**TASK TO COMPLETE:** Only the lines from the start of the data below through the line that contains "yticks = list(range(0, 101, 10))" are to be copied, exactly and without pictures.

**PROVIDED MATERIAL:**
———

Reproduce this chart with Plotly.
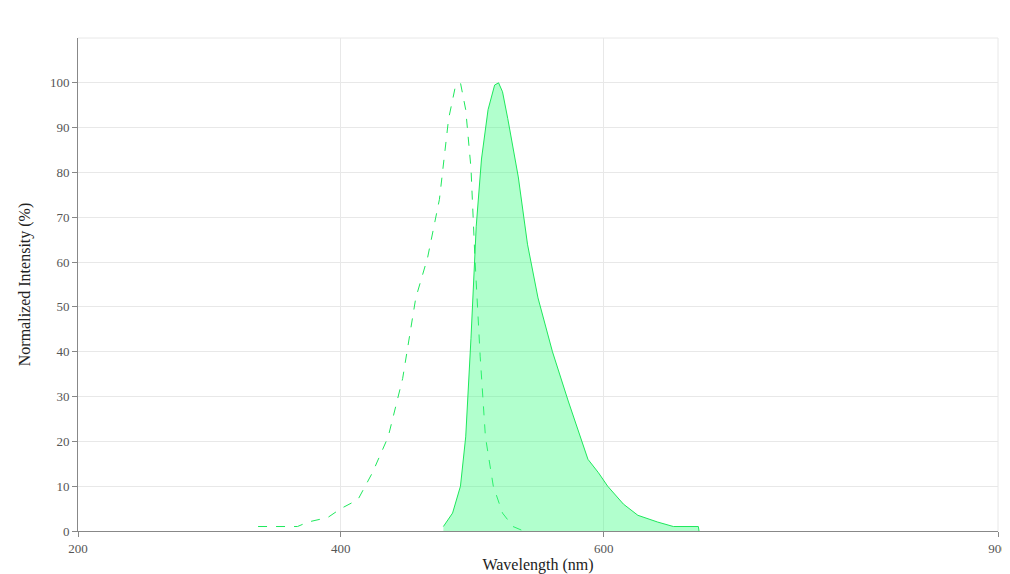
import plotly.graph_objects as go

ex_x = [337,343,367,375,390,400,413,424,436,447,457,466,475,482,487,491,495,499,502,506,510,516,523,531,539]
ex_y = [1,1,1,2,3,5,7,13,21,34,52,61,74,92,99,100,94,81,61,39,21,10,4,1,0]
em_x = [478,485,491,495,499,503,507,512,517,520,523,527,535,542,550,561,573,580,588,596,603,615,626,641,653,672,672.5]
em_y = [1,4,10,21,43,68,83,94,99.5,100,98,92,79,64,52,40,29,23,16,13,10,6,3.5,2,1,1,0]
xticks = [200,400,600,900]
yticks = list(range(0, 101, 10))

fig = go.Figure()
fig.add_trace(go.Scatter(x=ex_x, y=ex_y, mode="lines", line=dict(color="#1ee85c", width=1, dash="dash"), name="Excitation"))
fig.add_trace(go.Scatter(x=em_x, y=em_y, mode="lines", line=dict(color="#1ee85c", width=1), fill="tozeroy", fillcolor="rgba(60,255,130,0.4)", name="Emission"))
fig.update_layout(width=1010, height=574, margin=dict(l=70, r=20, t=30, b=51), plot_bgcolor="white", paper_bgcolor="white",
                  showlegend=False, font=dict(family="Liberation Serif", size=13, color="#555"))
fig.update_xaxes(range=[200,900], tickvals=xticks, showgrid=True, gridcolor="#e8e8e8", showline=True, linecolor="#888", ticks="outside", ticklen=5, tickcolor="#888",
                 title=dict(text="Wavelength (nm)", font=dict(color="#222"), standoff=4), zeroline=False, automargin=False)
fig.update_yaxes(range=[0,110], tickvals=yticks, showgrid=True, gridcolor="#e8e8e8", showline=True, linecolor="#888", ticks="outside", ticklen=5, tickcolor="#888",
                 title=dict(text="Normalized Intensity (%)", font=dict(color="#222")), zeroline=False, automargin=False)
fig.add_shape(type="line", xref="paper", yref="paper", x0=0, x1=1, y0=1, y1=1, line=dict(color="#e8e8e8", width=1))
fig.add_shape(type="line", xref="paper", yref="paper", x0=1, x1=1, y0=0, y1=1, line=dict(color="#e8e8e8", width=1))
fig.write_html("out.html")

———

**TASK RESPONSE:**
Reproduce this chart with Plotly.
import plotly.graph_objects as go

ex_x = [337,343,367,375,390,400,413,424,436,447,457,466,475,482,487,491,495,499,502,506,510,516,523,531,539]
ex_y = [1,1,1,2,3,5,7,13,21,34,52,61,74,92,99,100,94,81,61,39,21,10,4,1,0]
em_x = [478,485,491,495,499,503,507,512,517,520,523,527,535,542,550,561,573,580,588,596,603,615,626,641,653,672,672.5]
em_y = [1,4,10,21,43,68,83,94,99.5,100,98,92,79,64,52,40,29,23,16,13,10,6,3.5,2,1,1,0]
xticks = [200,400,600,900]
yticks = list(range(0, 101, 10))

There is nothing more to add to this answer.